When the population variance is known. However, for most cases population variance is not known. However, when the sample size (n) is large enough (>= 30), we can substitute the sample variance but divide by n.
Test of normality:
We learn from basic statistics that bar plot, skewness and kurtosis can be used to test normality of a given data set. If skewness is between -0.5 and 0.5, the distribution is approximately symmetric.
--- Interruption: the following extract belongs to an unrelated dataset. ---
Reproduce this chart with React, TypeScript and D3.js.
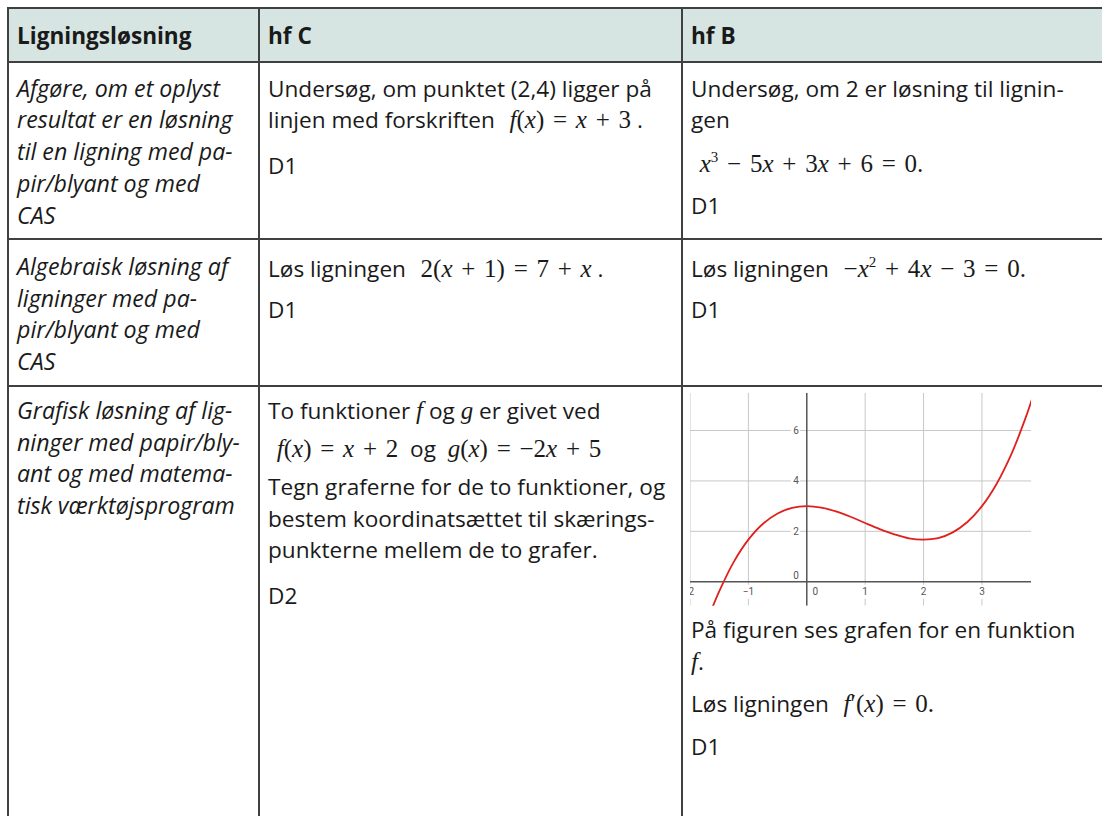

If the kurtosis is near the value of 3, then the sample data distribution is near normal.
Python has a package to test for normality using scipy:
scipy.stats.normaltest(x) where x is the sample data
Result: a tuple (m, p-value)
where m = s^2 + k^2, where s is the z-score returned by skewtest and k is the z-score returned by kurtosistest.
If p <= 0.05 then not normal distribution, otherwise normal distribution
Once sample data is found to be near normal distribution, ztest can be computed using statsmodel in Python.
statsmodels.stats.weightstats.ztest(x1, value= <population Mean>, alternative='two-sided')
where x1 is sample distribution, value is population mean
and alternative can also be ‘larger (default) or ‘smaller’
Result: a tuple (t statistic, p-value) if p-value <= 0.05 then sample distribution is not equal to the population mean
Summary:
If population variance is unknown, use t-test
Alternatively, if population variance is unknown, sample variance / n can approximate population variance if n >= 30, use Z-test
If population variance is known and n >= 30, then use Z-test
If population variance is known and n < 30, then use t-test